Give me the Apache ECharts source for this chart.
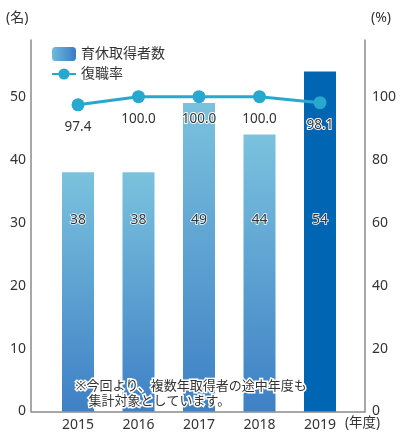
<!DOCTYPE html>
<html>
<head>
<meta charset="utf-8">
<script src="https://cdn.jsdelivr.net/npm/echarts@6/dist/echarts.min.js"></script>
<style>
html,body{margin:0;padding:0;background:#fff;}
#c{width:412px;height:437px;}
</style>
</head>
<body>
<div id="c"></div>
<script>
var years = ['2015', '2016', '2017', '2018', '2019'];
var takers = [38, 38, 49, 44, 54];
var returnRate = [97.4, 100.0, 100.0, 100.0, 98.1];
var leftTicks = [0, 10, 20, 30, 40, 50];
var rightTicks = [0, 20, 40, 60, 80, 100];

var FONT = '"Noto Sans", "Noto Sans CJK JP", sans-serif';
var TXT = '#333';
var AX = '#8a8a8a';

function barGrad() {
  return new echarts.graphic.LinearGradient(0, 0, 0, 1, [
    {offset: 0, color: '#7bc2de'},
    {offset: 1, color: '#3e80c5'}
  ]);
}

var barData = takers.map(function (v, i) {
  var item = {value: v};
  if (i === takers.length - 1) item.itemStyle = {color: '#0066b4'};
  return item;
});

var chart = echarts.init(document.getElementById('c'), null, {renderer: 'canvas'});
chart.setOption({
  backgroundColor: '#fff',
  animation: false,
  textStyle: {fontFamily: FONT},
  grid: [
    {left: 31, right: 47, top: 40, bottom: 25.5},
    {left: 47.75, right: 61.75, top: 40, bottom: 25.5}
  ],
  legend: {
    orient: 'vertical',
    left: 46,
    top: 42,
    itemWidth: 24,
    itemHeight: 14,
    itemGap: 6,
    textStyle: {fontSize: 14, color: TXT, fontFamily: FONT},
    data: [
      {name: '育休取得者数', itemStyle: {color: new echarts.graphic.LinearGradient(0, 0, 1, 0, [
        {offset: 0, color: '#6fbadd'}, {offset: 1, color: '#3a7bc4'}])}},
      {name: '復職率'}
    ]
  },
  xAxis: [
    {
      type: 'category', gridIndex: 0, data: [''],
      axisLine: {show: true, lineStyle: {color: AX, width: 1.5}},
      axisTick: {show: false}, axisLabel: {show: false}, splitLine: {show: false}
    },
    {
      type: 'category', gridIndex: 1, data: years,
      axisLine: {show: false}, axisTick: {show: false},
      axisLabel: {fontSize: 14, color: TXT, margin: 7, fontFamily: FONT}
    }
  ],
  yAxis: [
    {
      type: 'value', gridIndex: 0, position: 'left', min: 0, max: 59, interval: 10,
      axisLine: {show: true, lineStyle: {color: AX, width: 1.5}},
      axisTick: {show: false}, splitLine: {show: false},
      axisLabel: {fontSize: 14, color: TXT, margin: 5, fontFamily: FONT,
        formatter: function (v) { return leftTicks.indexOf(v) >= 0 ? String(v) : ''; }}
    },
    {
      type: 'value', gridIndex: 0, position: 'right', min: 0, max: 118, interval: 20,
      axisLine: {show: true, lineStyle: {color: AX, width: 1.5}},
      axisTick: {show: false}, splitLine: {show: false},
      axisLabel: {fontSize: 14, color: TXT, margin: 7, fontFamily: FONT,
        formatter: function (v) { return rightTicks.indexOf(v) >= 0 ? String(v) : ''; }}
    },
    {type: 'value', gridIndex: 1, min: 0, max: 59, show: false},
    {type: 'value', gridIndex: 1, min: 0, max: 118, show: false}
  ],
  series: [
    {
      name: '育休取得者数', type: 'bar', xAxisIndex: 1, yAxisIndex: 2,
      barWidth: 32, data: barData,
      itemStyle: {color: barGrad()},
      label: {
        show: true, position: 'insideBottom', distance: 184,
        fontSize: 14, color: TXT, fontFamily: FONT,
        textBorderColor: '#fff', textBorderWidth: 1.5
      }
    },
    {
      name: '復職率', type: 'line', xAxisIndex: 1, yAxisIndex: 3,
      data: returnRate, symbol: 'circle', symbolSize: 13,
      lineStyle: {color: '#29a8cf', width: 3},
      itemStyle: {color: '#29a8cf'},
      label: {
        show: true, position: 'bottom', distance: 9,
        fontSize: 13.5, color: TXT, fontFamily: FONT,
        textBorderColor: '#fff', textBorderWidth: 2,
        formatter: function (p) { return p.value.toFixed(1); }
      }
    }
  ],
  graphic: [
    {type: 'text', left: 6, top: 11, style: {text: '(名)', fontSize: 14, fill: TXT, fontFamily: FONT}},
    {type: 'text', left: 371, top: 11, style: {text: '(%)', fontSize: 14, fill: TXT, fontFamily: FONT}},
    {type: 'text', left: 345, top: 416, style: {text: '(年度)', fontSize: 13.5, fill: TXT, fontFamily: FONT}},
    {type: 'text', left: 74, top: 378, z: 100, style: {
      text: '※今回より、複数年取得者の途中年度も\n\u3000集計対象としています。',
      fontSize: 13, lineHeight: 15, fill: TXT, fontFamily: FONT,
      stroke: '#fff', lineWidth: 3
    }}
  ]
});
</script>
</body>
</html>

- **Objective**: Using the material above, return every line exactly as it appears, minus the pictures.

- **Final result**:
Give me the Apache ECharts source for this chart.
<!DOCTYPE html>
<html>
<head>
<meta charset="utf-8">
<script src="https://cdn.jsdelivr.net/npm/echarts@6/dist/echarts.min.js"></script>
<style>
html,body{margin:0;padding:0;background:#fff;}
#c{width:412px;height:437px;}
</style>
</head>
<body>
<div id="c"></div>
<script>
var years = ['2015', '2016', '2017', '2018', '2019'];
var takers = [38, 38, 49, 44, 54];
var returnRate = [97.4, 100.0, 100.0, 100.0, 98.1];
var leftTicks = [0, 10, 20, 30, 40, 50];
var rightTicks = [0, 20, 40, 60, 80, 100];

var FONT = '"Noto Sans", "Noto Sans CJK JP", sans-serif';
var TXT = '#333';
var AX = '#8a8a8a';

function barGrad() {
  return new echarts.graphic.LinearGradient(0, 0, 0, 1, [
    {offset: 0, color: '#7bc2de'},
    {offset: 1, color: '#3e80c5'}
  ]);
}

var barData = takers.map(function (v, i) {
  var item = {value: v};
  if (i === takers.length - 1) item.itemStyle = {color: '#0066b4'};
  return item;
});

var chart = echarts.init(document.getElementById('c'), null, {renderer: 'canvas'});
chart.setOption({
  backgroundColor: '#fff',
  animation: false,
  textStyle: {fontFamily: FONT},
  grid: [
    {left: 31, right: 47, top: 40, bottom: 25.5},
    {left: 47.75, right: 61.75, top: 40, bottom: 25.5}
  ],
  legend: {
    orient: 'vertical',
    left: 46,
    top: 42,
    itemWidth: 24,
    itemHeight: 14,
    itemGap: 6,
    textStyle: {fontSize: 14, color: TXT, fontFamily: FONT},
    data: [
      {name: '育休取得者数', itemStyle: {color: new echarts.graphic.LinearGradient(0, 0, 1, 0, [
        {offset: 0, color: '#6fbadd'}, {offset: 1, color: '#3a7bc4'}])}},
      {name: '復職率'}
    ]
  },
  xAxis: [
    {
      type: 'category', gridIndex: 0, data: [''],
      axisLine: {show: true, lineStyle: {color: AX, width: 1.5}},
      axisTick: {show: false}, axisLabel: {show: false}, splitLine: {show: false}
    },
    {
      type: 'category', gridIndex: 1, data: years,
      axisLine: {show: false}, axisTick: {show: false},
      axisLabel: {fontSize: 14, color: TXT, margin: 7, fontFamily: FONT}
    }
  ],
  yAxis: [
    {
      type: 'value', gridIndex: 0, position: 'left', min: 0, max: 59, interval: 10,
      axisLine: {show: true, lineStyle: {color: AX, width: 1.5}},
      axisTick: {show: false}, splitLine: {show: false},
      axisLabel: {fontSize: 14, color: TXT, margin: 5, fontFamily: FONT,
        formatter: function (v) { return leftTicks.indexOf(v) >= 0 ? String(v) : ''; }}
    },
    {
      type: 'value', gridIndex: 0, position: 'right', min: 0, max: 118, interval: 20,
      axisLine: {show: true, lineStyle: {color: AX, width: 1.5}},
      axisTick: {show: false}, splitLine: {show: false},
      axisLabel: {fontSize: 14, color: TXT, margin: 7, fontFamily: FONT,
        formatter: function (v) { return rightTicks.indexOf(v) >= 0 ? String(v) : ''; }}
    },
    {type: 'value', gridIndex: 1, min: 0, max: 59, show: false},
    {type: 'value', gridIndex: 1, min: 0, max: 118, show: false}
  ],
  series: [
    {
      name: '育休取得者数', type: 'bar', xAxisIndex: 1, yAxisIndex: 2,
      barWidth: 32, data: barData,
      itemStyle: {color: barGrad()},
      label: {
        show: true, position: 'insideBottom', distance: 184,
        fontSize: 14, color: TXT, fontFamily: FONT,
        textBorderColor: '#fff', textBorderWidth: 1.5
      }
    },
    {
      name: '復職率', type: 'line', xAxisIndex: 1, yAxisIndex: 3,
      data: returnRate, symbol: 'circle', symbolSize: 13,
      lineStyle: {color: '#29a8cf', width: 3},
      itemStyle: {color: '#29a8cf'},
      label: {
        show: true, position: 'bottom', distance: 9,
        fontSize: 13.5, color: TXT, fontFamily: FONT,
        textBorderColor: '#fff', textBorderWidth: 2,
        formatter: function (p) { return p.value.toFixed(1); }
      }
    }
  ],
  graphic: [
    {type: 'text', left: 6, top: 11, style: {text: '(名)', fontSize: 14, fill: TXT, fontFamily: FONT}},
    {type: 'text', left: 371, top: 11, style: {text: '(%)', fontSize: 14, fill: TXT, fontFamily: FONT}},
    {type: 'text', left: 345, top: 416, style: {text: '(年度)', fontSize: 13.5, fill: TXT, fontFamily: FONT}},
    {type: 'text', left: 74, top: 378, z: 100, style: {
      text: '※今回より、複数年取得者の途中年度も\n\u3000集計対象としています。',
      fontSize: 13, lineHeight: 15, fill: TXT, fontFamily: FONT,
      stroke: '#fff', lineWidth: 3
    }}
  ]
});
</script>
</body>
</html>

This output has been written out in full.